Teams can usually be broken into three distinct groups. Of course there are variations and degrees in each of these but typically we can separate people based on their perspectives, their actions, and their ability to learn and adapt. Looking at it through that lens, most teams can be divided into people that will be successful under any leadership, people who probably won’t make it no matter how good their manager or leader is, and those who can succeed with the support of a strong leader. Let’s take a look at each one of these kinds of people as we look at the impact of leadership.
Those who will succeed under any manager or leader
These people show up with a mindset that will typically cause them to be successful because of who they have chosen to become, how they look at the world, the degree of accountability that they take and the way they translate these perspectives into actions. They wake up in the morning thinking about how they get to the next level, build stronger relationships with customers and people they can learn from and continually improve what they do and how they do it. If you put these people under a mediocre manager one of two things will happen. They will either be successful in spite of their boss and simply manage their manager like any roadblock, or they will choose to leave and find an organization where they have the kind of support and development they need to reach more of their potential. That’s one of the realities around how great leadership translates into business results. At least some of your best performers will go work for someone else, often the competitor. Some though, will manage to achieve more not because of their leader, but in spite of them.
Those who will not succeed under any manager or leader
This group is actually relatively small, as is the first one is, but there are certainly people out there who, because of a victim mindset or a complete lack of belief in their abilities to be successful, or in some cases derailing behaviors that sabotage their chances at success, will rarely achieve a high level of performance.
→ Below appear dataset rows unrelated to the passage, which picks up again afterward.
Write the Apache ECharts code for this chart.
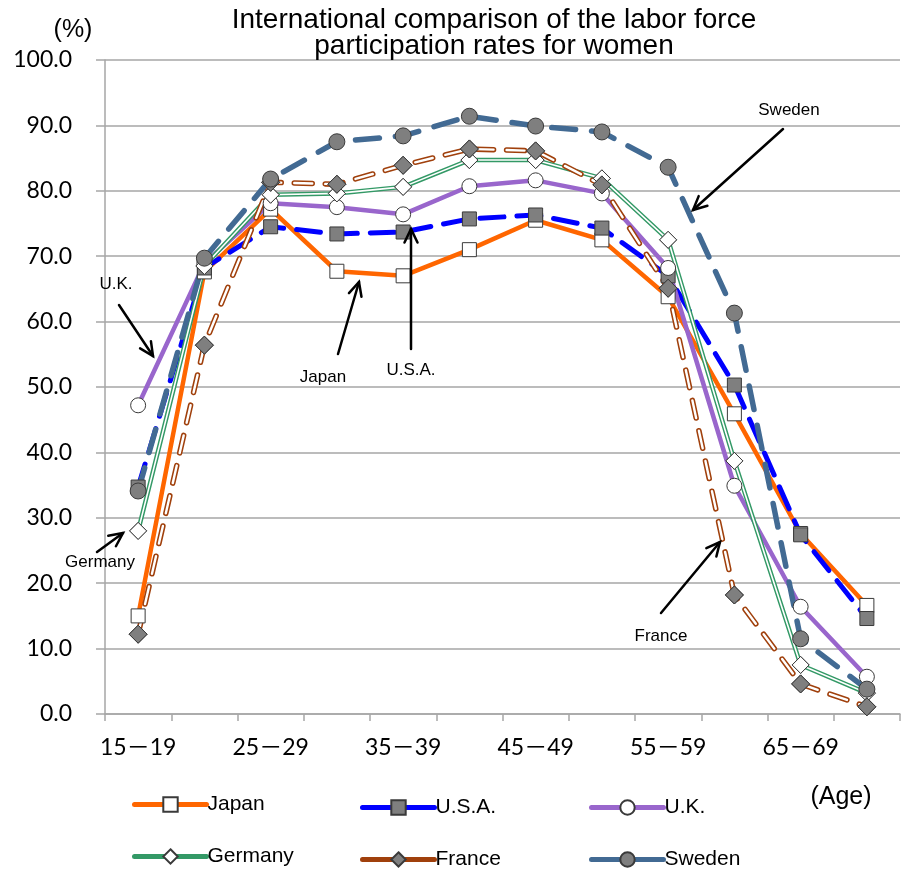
<!DOCTYPE html>
<html>
<head>
<meta charset="utf-8">
<script src="https://cdn.jsdelivr.net/npm/echarts@6/dist/echarts.min.js"></script>
<style>
html,body{margin:0;padding:0;background:#fff;}
#chart{width:905px;height:873px;}
</style>
</head>
<body>
<div id="chart"></div>
<script>
const categories = ['15－19','20－24','25－29','30－34','35－39','40－44','45－49','50－54','55－59','60－64','65－69','70－74'];
const japan   = [15.0, 67.6, 77.2, 67.7, 67.0, 71.0, 75.5, 72.5, 63.8, 45.9, 27.6, 16.6];
const usa     = [34.7, 68.2, 74.5, 73.4, 73.7, 75.7, 76.3, 74.3, 67.0, 50.3, 27.4, 14.6];
const uk      = [47.2, 68.9, 78.1, 77.5, 76.4, 80.7, 81.6, 79.6, 68.2, 34.9, 16.4, 5.7];
const germany = [28.0, 68.5, 79.4, 79.6, 80.6, 84.7, 84.7, 81.9, 72.5, 38.7, 7.5, 3.2];
const france  = [12.2, 56.4, 81.3, 81.0, 83.9, 86.4, 86.1, 80.9, 65.1, 18.2, 4.6, 1.1];
const sweden  = [34.1, 69.7, 81.8, 87.5, 88.4, 91.4, 89.9, 89.0, 83.6, 61.3, 11.5, 3.8];
const yTicks = {min: 0, max: 100, interval: 10};

const SANS = '"Liberation Sans", Arial, sans-serif';
const LATO = 'Lato, "Noto Sans CJK JP", sans-serif';
const GRID_COLOR = '#A6A6A6';
const BORDER = '#3a3a3a';

const chart = echarts.init(document.getElementById('chart'), null, {renderer: 'canvas'});

function arrow(x1, y1, x2, y2) {
  const ang = Math.atan2(y2 - y1, x2 - x1);
  const L = 15, a = Math.PI / 7;
  const p1 = [x2 - L * Math.cos(ang - a), y2 - L * Math.sin(ang - a)];
  const p2 = [x2 - L * Math.cos(ang + a), y2 - L * Math.sin(ang + a)];
  const st = {stroke: '#000', lineWidth: 2.5, fill: null, lineCap: 'round', lineJoin: 'miter'};
  return [
    {type: 'polyline', shape: {points: [[x1, y1], [x2, y2]]}, style: st, z: 100},
    {type: 'polyline', shape: {points: [p1, [x2, y2], p2]}, style: st, z: 100}
  ];
}
function label(text, x, y, size, align) {
  return {type: 'text', x: x, y: y, z: 100,
    style: {text: text, font: size + 'px ' + SANS, fill: '#000', textAlign: align || 'center', textVerticalAlign: 'middle'}};
}

function legendAt(name, left, top, dashed) {
  return {
    data: [name], left: left, top: top, orient: 'horizontal',
    itemWidth: 72, itemHeight: 18, itemGap: 0, padding: 0,
    lineStyle: {width: 5, type: dashed ? [30, 13] : 'solid', cap: 'round'},
    textStyle: {fontFamily: SANS, fontSize: 21, color: '#000', padding: [0, 0, 0, -4]},
    selectedMode: false
  };
}

const base = {type: 'line', animation: false, smooth: false};

const series = [
  Object.assign({}, base, {
    name: 'Japan', data: japan, symbol: 'rect', symbolSize: 14,
    lineStyle: {color: '#FF6600', width: 4.5},
    itemStyle: {color: '#FFFFFF', borderColor: BORDER, borderWidth: 1}
  }),
  Object.assign({}, base, {
    name: 'U.S.A.', data: usa, symbol: 'rect', symbolSize: 14,
    lineStyle: {color: '#0000FF', width: 5, type: [24, 13], cap: 'round'},
    itemStyle: {color: '#7F7F7F', borderColor: BORDER, borderWidth: 1}
  }),
  Object.assign({}, base, {
    name: 'U.K.', data: uk, symbol: 'circle', symbolSize: 15,
    lineStyle: {color: '#9966CC', width: 4.5},
    itemStyle: {color: '#FFFFFF', borderColor: BORDER, borderWidth: 1}
  }),
  Object.assign({}, base, {
    name: 'Germany', data: germany, symbol: 'diamond', symbolSize: 17,
    lineStyle: {color: '#339966', width: 4.5},
    itemStyle: {color: '#FFFFFF', borderColor: BORDER, borderWidth: 1}
  }),
  Object.assign({}, base, {
    name: 'Germany_in', data: germany, symbol: 'none', silent: true,
    lineStyle: {color: '#FFFFFF', width: 1.6}
  }),
  Object.assign({}, base, {
    name: 'Germany_mk', data: germany, symbol: 'diamond', symbolSize: 17, silent: true,
    lineStyle: {width: 0, opacity: 0},
    itemStyle: {color: '#FFFFFF', borderColor: BORDER, borderWidth: 1}
  }),
  Object.assign({}, base, {
    name: 'France', data: france, symbol: 'diamond', symbolSize: 18,
    lineStyle: {color: '#A0400C', width: 5.5, type: [18, 13], cap: 'round'},
    itemStyle: {color: '#7F7F7F', borderColor: BORDER, borderWidth: 1}
  }),
  Object.assign({}, base, {
    name: 'France_in', data: france, symbol: 'none', silent: true,
    lineStyle: {color: '#FFFFFF', width: 2.4, type: [18, 13], cap: 'round'}
  }),
  Object.assign({}, base, {
    name: 'France_mk', data: france, symbol: 'diamond', symbolSize: 18, silent: true,
    lineStyle: {width: 0, opacity: 0},
    itemStyle: {color: '#7F7F7F', borderColor: BORDER, borderWidth: 1}
  }),
  Object.assign({}, base, {
    name: 'Sweden', data: sweden, symbol: 'circle', symbolSize: 16,
    lineStyle: {color: '#426A93', width: 5.5, type: [24, 16], cap: 'round'},
    itemStyle: {color: '#7F7F7F', borderColor: BORDER, borderWidth: 1}
  })
];

const graphics = [
  {type: 'text', x: 494, y: 7, z: 100,
    style: {text: 'International comparison of the labor force\nparticipation rates for women',
      font: '28px ' + SANS, fill: '#000', textAlign: 'center', lineHeight: 26}},
  label('(%)', 73, 30, 25),
  label('(Age)', 841, 797, 25),
  label('Sweden', 789, 110, 17),
  label('U.K.', 116, 284, 17),
  label('Japan', 323, 377, 17),
  label('U.S.A.', 411, 370, 17),
  label('Germany', 100, 562, 17),
  label('France', 661, 636, 17)
].concat(
  arrow(783, 129, 693, 210),
  arrow(119, 305, 153, 356),
  arrow(338, 354, 359, 282),
  arrow(411, 349, 411, 229),
  arrow(97, 552, 123, 533),
  arrow(661, 613, 720, 542)
);

const option = {
  animation: false,
  backgroundColor: '#fff',
  grid: {left: 105, right: 5, top: 60, bottom: 159, containLabel: false},
  xAxis: {
    type: 'category', data: categories, boundaryGap: true,
    axisLine: {show: true, lineStyle: {color: GRID_COLOR, width: 1.5}},
    axisTick: {show: true, alignWithLabel: false, interval: 0, length: 7, lineStyle: {color: GRID_COLOR, width: 1.5}},
    axisLabel: {interval: 1, margin: 22, fontFamily: LATO, fontSize: 23, color: '#000'},
    splitLine: {show: false}
  },
  yAxis: {
    type: 'value', min: yTicks.min, max: yTicks.max, interval: yTicks.interval,
    axisLine: {show: true, lineStyle: {color: GRID_COLOR, width: 1.5}},
    axisTick: {show: true, length: 9, lineStyle: {color: GRID_COLOR, width: 1.5}},
    axisLabel: {margin: 33, fontFamily: LATO, fontSize: 23, color: '#000', formatter: v => v.toFixed(1)},
    splitLine: {show: true, lineStyle: {color: GRID_COLOR, width: 1.5}}
  },
  legend: [
    legendAt('Japan', 132, 794, false),
    legendAt('U.S.A.', 360, 797, true),
    legendAt('U.K.', 589, 797, false),
    legendAt('Germany', 132, 846, false),
    legendAt('France', 360, 849, true),
    legendAt('Sweden', 589, 849, true)
  ],
  series: series,
  graphic: graphics
};
chart.setOption(option);
</script>
</body>
</html>
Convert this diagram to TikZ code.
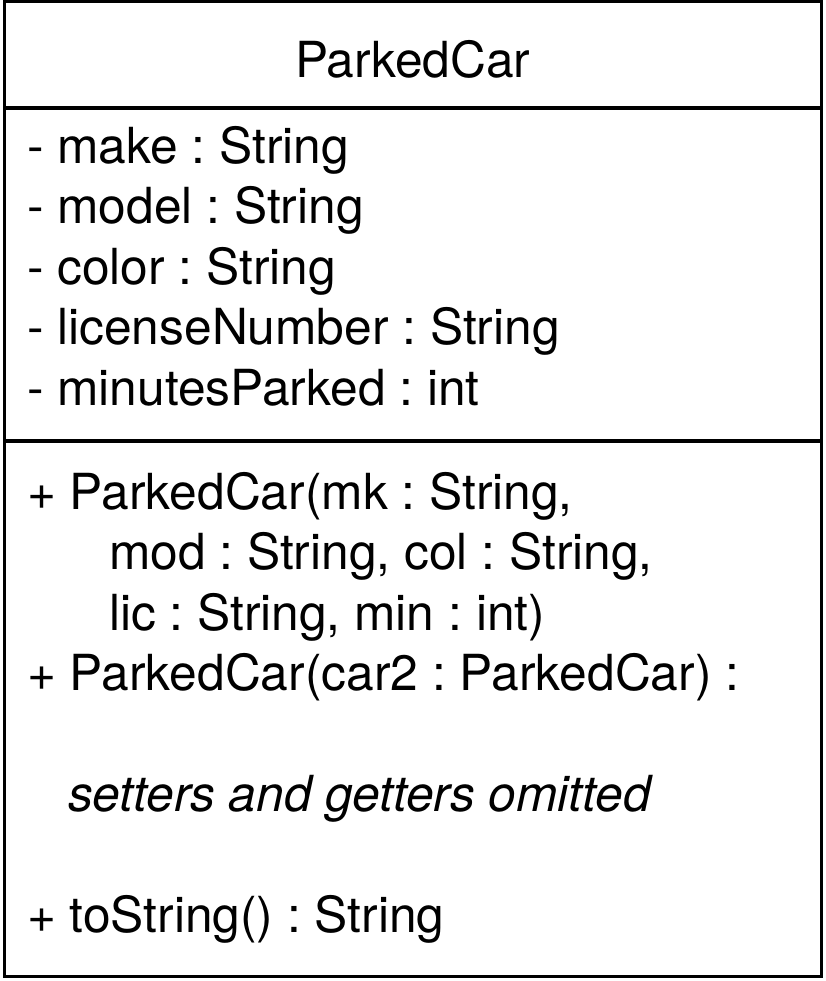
\documentclass[tikz,border=0pt]{standalone}
\usepackage{fontspec}
\setmainfont{TeX Gyre Heros}
\usetikzlibrary{positioning}
\frenchspacing

\begin{document}
\begin{tikzpicture}[x=1pt, y=-1pt,
    CB/.style={rectangle, draw=black, line width=3.5pt, fill=white,
      minimum width=817pt, inner sep=0pt, outer sep=0pt},
    CT/.style={inner sep=0pt, outer sep=0pt, align=left,
      font=\fontsize{49.7}{60.5}\selectfont}
  ]
    \useasboundingbox (0,0) rectangle (825,981);

    %% compartments
    \node[CB, minimum height=106.5pt] (head) at (412.75,54.75) {};
    \node[CB, minimum height=333pt, below=0pt of head] (attrs) {};
    \node[CB, minimum height=535.5pt, below=0pt of attrs] (ops) {};

    %% class name
    \node[CT, anchor=base] (cname) at (412.75,78) {ParkedCar};

    %% attributes (base = last line)
    \node[CT, anchor=base west] (attrtxt) at (27,405)
      {- make : String\\- model : String\\- color : String\\
       - licenseNumber : String\\- minutesParked : int};

    %% operations (base = last line)
    \node[CT, anchor=base west] (optxt) at (27,932.5)
      {+ ParkedCar(mk : String,\\
       \hspace*{82pt}mod : String, col : String,\\
       \hspace*{82pt}lic : String, min : int)\\
       + ParkedCar(car2 : ParkedCar) :\\[60.5pt]
       \hspace*{41pt}\textit{setters and getters omitted}\\[60.5pt]
       + toString() : String};
  \end{tikzpicture}
\end{document}
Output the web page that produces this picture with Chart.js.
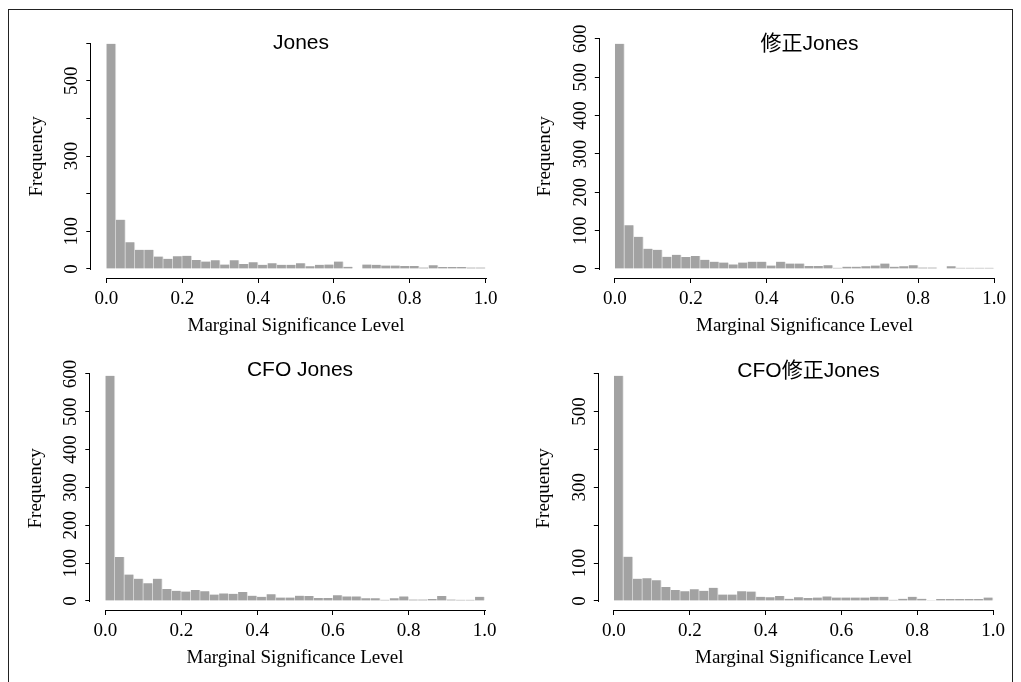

I personally believe that change is possible for anyone and recent neuroscience research backs up the fact that with the right process in place we can change the way we think, any time we want to. The reality is though, that it’s tough, it takes a lot of time and only under the best of coaches can this group of people make sustainable progress. In many ways they either don’t want to or don’t believe they can. This is a tough challenge for any leader and most of these people end up getting fired or are left to hang around for way too long in the organization. Great managers and leaders help these people make a choice to either get better or find another place to work. Usually, it’s the latter. Make no mistake though, while many poor managers might label several people on their team in this category, very few people are actually in this group.
Those who could be better, but need help from their leader or manager to get there.
This is the vast majority of the people in the workforce and this means that the amount of improved performance that happens with this group translates into either business success or business stagnation, or even failure. This is where great leaders and managers can move the needle consistently. These people show up wanting to learn and improve and they are excited about the possibility of being successful in their job. They will likely achieve some level of success no matter how good their boss is but what they won’t do is reach their full potential, or even get close to it, without an effective coach; someone who is focused on helping them improve their capability, their mindset, and their habits and patterns of behavior. Without good leaders and managers in your business, this group becomes the people whose performance is in the middle of the pack, and could have been far better. These people typically stay with the organization for quite a while. They aren’t performing poorly enough to get fired and they often don’t perform well enough to get promoted. The problem was that they needed support, guidance, effective coaching, the right challenges, and someone to believe in their ability to accomplish more. If we don’t have those kinds of leaders throughout our business, then we didn’t give them any of that and we are left simply trying to push them harder, give them more instructions and hope they somehow get better.
Very few people become high performers without help. Very few people can’t improve with the right kind of help. Yet if we have not done everything we can in our business to develop the kind of leaders who can cause the rest of our people to achieve more than they could alone, we have given away the one thing that could change the game for us. We’ve also decided that we’re okay being less than we could be. There’s very few businesses that would consciously make that choice, and countless businesses who failed to make a better one by not doing everything they can to develop more effective leaders.